## Begin Given data
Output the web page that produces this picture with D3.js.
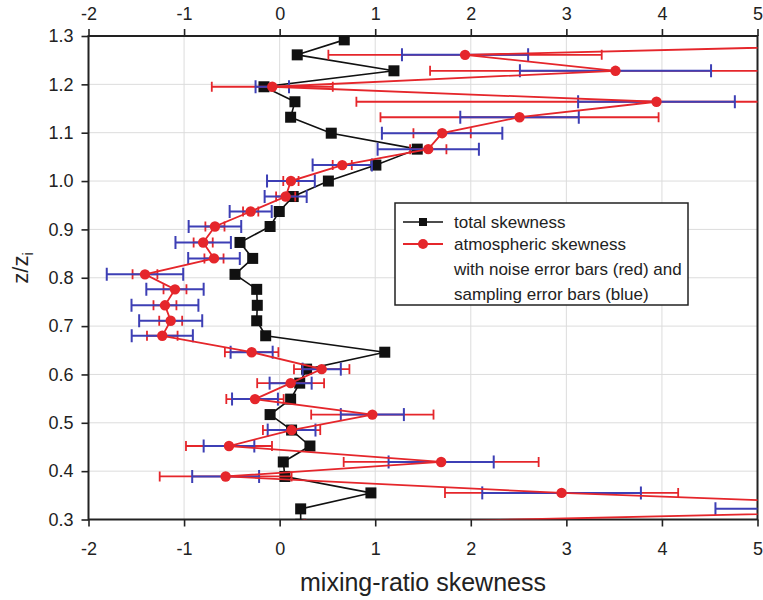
<!DOCTYPE html>
<html>
<head>
<meta charset="utf-8">
<script src="https://cdn.jsdelivr.net/npm/d3@7"></script>
<style>
  html, body { margin: 0; padding: 0; background: #fff; }
  svg { display: block; font-family: "Liberation Sans", Arial, Helvetica, sans-serif; }
</style>
</head>
<body>
<svg id="chart" width="763" height="600"></svg>
<script>
// Normalised height levels z/zi (one sample per level)
const zLevels = [0.290, 0.322, 0.355, 0.389, 0.419, 0.452, 0.485, 0.517, 0.549, 0.582,
                 0.611, 0.646, 0.680, 0.711, 0.743, 0.776, 0.807, 0.840, 0.873, 0.906,
                 0.937, 0.968, 1.000, 1.033, 1.066, 1.099, 1.132, 1.164, 1.195, 1.228,
                 1.261, 1.292];
// Total mixing-ratio skewness
const totalSkew = [0.22, 0.22, 0.955, 0.055, 0.038, 0.317, 0.125, -0.10, 0.115, 0.21,
                   0.282, 1.10, -0.146, -0.24, -0.234, -0.24, -0.467, -0.282, -0.415, -0.10,
                   -0.004, 0.142, 0.51, 1.007, 1.44, 0.54, 0.115, 0.16, -0.164, 1.196,
                   0.184, 0.676];
// Atmospheric skewness
const atmSkew = [0.26, 7.46, 2.95, -0.565, 1.69, -0.53, 0.125, 0.97, -0.258, 0.115,
                 0.44, -0.293, -1.228, -1.14, -1.20, -1.095, -1.409, -0.687, -0.80, -0.677,
                 -0.303, 0.063, 0.118, 0.655, 1.555, 1.70, 2.51, 3.943, -0.077, 3.514,
                 1.94, 8.4];
// Noise error (red) and sampling error (blue), half-widths
const noiseErr = [null, 2.4, 1.22, 0.69, 1.02, 0.45, 0.30, 0.64, 0.30, 0.35,
                  0.29, 0.28, 0.16, 0.12, 0.12, 0.12, 0.13, 0.10, 0.10, 0.10,
                  0.08, 0.10, 0.08, 0.10, 0.19, 0.30, 1.455, 3.14, 0.633, 1.94,
                  1.43, 2.5];
const samplingErr = [null, 2.9, 0.83, 0.35, 0.55, 0.265, 0.25, 0.33, 0.24, 0.22,
                     0.20, 0.22, 0.32, 0.33, 0.35, 0.30, 0.40, 0.27, 0.29, 0.275,
                     0.22, 0.22, 0.25, 0.31, 0.53, 0.63, 0.62, 0.82, 0.175, 1.0,
                     0.66, 1.2];
const xTicks = [-2, -1, 0, 1, 2, 3, 4, 5];
const yTicks = [0.3, 0.4, 0.5, 0.6, 0.7, 0.8, 0.9, 1.0, 1.1, 1.2, 1.3];
const legendLines = ["total skewness", "atmospheric skewness",
                     "with noise error bars (red) and", "sampling error bars (blue)"];

const RED = "#e5262b", BLUE = "#3d3fb5", BLACK = "#111";

const rows = zLevels.map((z, i) => ({
  z, total: totalSkew[i], atm: atmSkew[i], ne: noiseErr[i], se: samplingErr[i]
}));

const L = 88.5, R = 757.5, T = 36, B = 519.5;
const x = d3.scaleLinear().domain([-2, 5]).range([L, R]);
const y = d3.scaleLinear().domain([0.3, 1.3]).range([B, T]);

const svg = d3.select("#chart");

svg.append("defs").append("clipPath").attr("id", "plot")
  .append("rect").attr("x", L).attr("y", T).attr("width", R - L).attr("height", B - T);

// grid
const grid = svg.append("g").attr("stroke", "#dcdcdc").attr("stroke-width", 1);
grid.selectAll(".gx").data(xTicks).join("line")
  .attr("x1", d => x(d)).attr("x2", d => x(d)).attr("y1", T).attr("y2", B);
grid.selectAll(".gy").data(yTicks).join("line")
  .attr("y1", d => y(d)).attr("y2", d => y(d)).attr("x1", L).attr("x2", R);

// axes (plain hyphen for negatives)
const tickFmtX = d => String(d);
const tickFmtY = d3.format(".1f");
const axStyle = g => {
  g.select(".domain").remove();
  g.selectAll(".tick line").attr("stroke", "#222").attr("stroke-width", 1.6);
  g.selectAll(".tick text").attr("font-size", 18).attr("fill", "#222")
    .attr("font-family", "'Liberation Sans', Arial, sans-serif");
};
svg.append("g").attr("transform", `translate(0,${B})`)
  .call(d3.axisBottom(x).tickValues(xTicks).tickFormat(tickFmtX).tickSize(7).tickPadding(16))
  .call(axStyle);
svg.append("g").attr("transform", `translate(0,${T})`)
  .call(d3.axisTop(x).tickValues(xTicks).tickFormat(tickFmtX).tickSize(7).tickPadding(9))
  .call(axStyle);
svg.append("g").attr("transform", `translate(${L},0)`)
  .call(d3.axisLeft(y).tickValues(yTicks).tickFormat(tickFmtY).tickSize(7).tickPadding(8))
  .call(axStyle);
svg.append("g").attr("transform", `translate(${R},0)`)
  .call(d3.axisRight(y).tickValues(yTicks).tickFormat("").tickSize(0))
  .call(axStyle);

// frame
svg.append("rect").attr("x", L).attr("y", T).attr("width", R - L).attr("height", B - T)
  .attr("fill", "none").attr("stroke", "#222").attr("stroke-width", 2);

const plot = svg.append("g").attr("clip-path", "url(#plot)");

// total skewness profile
plot.append("path").datum(rows)
  .attr("fill", "none").attr("stroke", BLACK).attr("stroke-width", 1.6)
  .attr("d", d3.line().x(d => x(d.total)).y(d => y(d.z)));
plot.selectAll(".sq").data(rows).join("rect")
  .attr("x", d => x(d.total) - 5.5).attr("y", d => y(d.z) - 5.5)
  .attr("width", 11).attr("height", 11).attr("fill", BLACK);

// error bars
function errorBars(key, color, cap, width) {
  const withErr = rows.filter(d => d[key] != null);
  const g = plot.append("g").attr("stroke", color).attr("stroke-width", width).attr("fill", "none");
  g.selectAll("line.h").data(withErr).join("line")
    .attr("x1", d => x(d.atm - d[key])).attr("x2", d => x(d.atm + d[key]))
    .attr("y1", d => y(d.z)).attr("y2", d => y(d.z));
  g.selectAll("line.l").data(withErr).join("line")
    .attr("x1", d => x(d.atm - d[key])).attr("x2", d => x(d.atm - d[key]))
    .attr("y1", d => y(d.z) - cap / 2).attr("y2", d => y(d.z) + cap / 2);
  g.selectAll("line.r").data(withErr).join("line")
    .attr("x1", d => x(d.atm + d[key])).attr("x2", d => x(d.atm + d[key]))
    .attr("y1", d => y(d.z) - cap / 2).attr("y2", d => y(d.z) + cap / 2);
}
errorBars("ne", RED, 10, 1.8);
errorBars("se", BLUE, 13, 2);

// atmospheric skewness profile
plot.append("path").datum(rows)
  .attr("fill", "none").attr("stroke", RED).attr("stroke-width", 1.8)
  .attr("d", d3.line().x(d => x(d.atm)).y(d => y(d.z)));
plot.selectAll(".ci").data(rows).join("circle")
  .attr("cx", d => x(d.atm)).attr("cy", d => y(d.z)).attr("r", 5.2).attr("fill", RED);

// legend
const lg = svg.append("g");
lg.append("rect").attr("x", 395).attr("y", 203).attr("width", 293).attr("height", 102)
  .attr("fill", "#fff").attr("stroke", "#222").attr("stroke-width", 1.5);
const rowY = [222, 244, 269, 294];
lg.append("line").attr("x1", 403).attr("x2", 443).attr("y1", rowY[0]).attr("y2", rowY[0])
  .attr("stroke", BLACK).attr("stroke-width", 1.6);
lg.append("rect").attr("x", 419).attr("y", rowY[0] - 4).attr("width", 8).attr("height", 8).attr("fill", BLACK);
lg.append("line").attr("x1", 403).attr("x2", 443).attr("y1", rowY[1]).attr("y2", rowY[1])
  .attr("stroke", RED).attr("stroke-width", 1.8);
lg.append("circle").attr("cx", 423).attr("cy", rowY[1]).attr("r", 5).attr("fill", RED);
lg.selectAll("text").data(legendLines).join("text")
  .attr("x", 454).attr("y", (d, i) => rowY[i]).attr("dy", "0.35em")
  .attr("font-size", 17).attr("fill", "#222").text(d => d);

// axis titles
svg.append("text").attr("x", (L + R) / 2).attr("y", 591).attr("text-anchor", "middle")
  .attr("font-size", 25).attr("fill", "#222").text("mixing-ratio skewness");
const yt = svg.append("text").attr("transform", "translate(28,268) rotate(-90)")
  .attr("text-anchor", "middle").attr("font-size", 22).attr("fill", "#222");
yt.append("tspan").text("z/z");
yt.append("tspan").attr("font-size", 15).attr("dy", 5).text("i");
</script>
</body>
</html>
## End Given data
## Task goal
Restate exactly, please, only the lines between the start of the data and the line containing "noise error bars", both ends included, skipping the pictures.

## Solution to the problem
Output the web page that produces this picture with D3.js.
<!DOCTYPE html>
<html>
<head>
<meta charset="utf-8">
<script src="https://cdn.jsdelivr.net/npm/d3@7"></script>
<style>
  html, body { margin: 0; padding: 0; background: #fff; }
  svg { display: block; font-family: "Liberation Sans", Arial, Helvetica, sans-serif; }
</style>
</head>
<body>
<svg id="chart" width="763" height="600"></svg>
<script>
// Normalised height levels z/zi (one sample per level)
const zLevels = [0.290, 0.322, 0.355, 0.389, 0.419, 0.452, 0.485, 0.517, 0.549, 0.582,
                 0.611, 0.646, 0.680, 0.711, 0.743, 0.776, 0.807, 0.840, 0.873, 0.906,
                 0.937, 0.968, 1.000, 1.033, 1.066, 1.099, 1.132, 1.164, 1.195, 1.228,
                 1.261, 1.292];
// Total mixing-ratio skewness
const totalSkew = [0.22, 0.22, 0.955, 0.055, 0.038, 0.317, 0.125, -0.10, 0.115, 0.21,
                   0.282, 1.10, -0.146, -0.24, -0.234, -0.24, -0.467, -0.282, -0.415, -0.10,
                   -0.004, 0.142, 0.51, 1.007, 1.44, 0.54, 0.115, 0.16, -0.164, 1.196,
                   0.184, 0.676];
// Atmospheric skewness
const atmSkew = [0.26, 7.46, 2.95, -0.565, 1.69, -0.53, 0.125, 0.97, -0.258, 0.115,
                 0.44, -0.293, -1.228, -1.14, -1.20, -1.095, -1.409, -0.687, -0.80, -0.677,
                 -0.303, 0.063, 0.118, 0.655, 1.555, 1.70, 2.51, 3.943, -0.077, 3.514,
                 1.94, 8.4];
// Noise error (red) and sampling error (blue), half-widths
const noiseErr = [null, 2.4, 1.22, 0.69, 1.02, 0.45, 0.30, 0.64, 0.30, 0.35,
                  0.29, 0.28, 0.16, 0.12, 0.12, 0.12, 0.13, 0.10, 0.10, 0.10,
                  0.08, 0.10, 0.08, 0.10, 0.19, 0.30, 1.455, 3.14, 0.633, 1.94,
                  1.43, 2.5];
const samplingErr = [null, 2.9, 0.83, 0.35, 0.55, 0.265, 0.25, 0.33, 0.24, 0.22,
                     0.20, 0.22, 0.32, 0.33, 0.35, 0.30, 0.40, 0.27, 0.29, 0.275,
                     0.22, 0.22, 0.25, 0.31, 0.53, 0.63, 0.62, 0.82, 0.175, 1.0,
                     0.66, 1.2];
const xTicks = [-2, -1, 0, 1, 2, 3, 4, 5];
const yTicks = [0.3, 0.4, 0.5, 0.6, 0.7, 0.8, 0.9, 1.0, 1.1, 1.2, 1.3];
const legendLines = ["total skewness", "atmospheric skewness",
                     "with noise error bars (red) and", "sampling error bars (blue)"];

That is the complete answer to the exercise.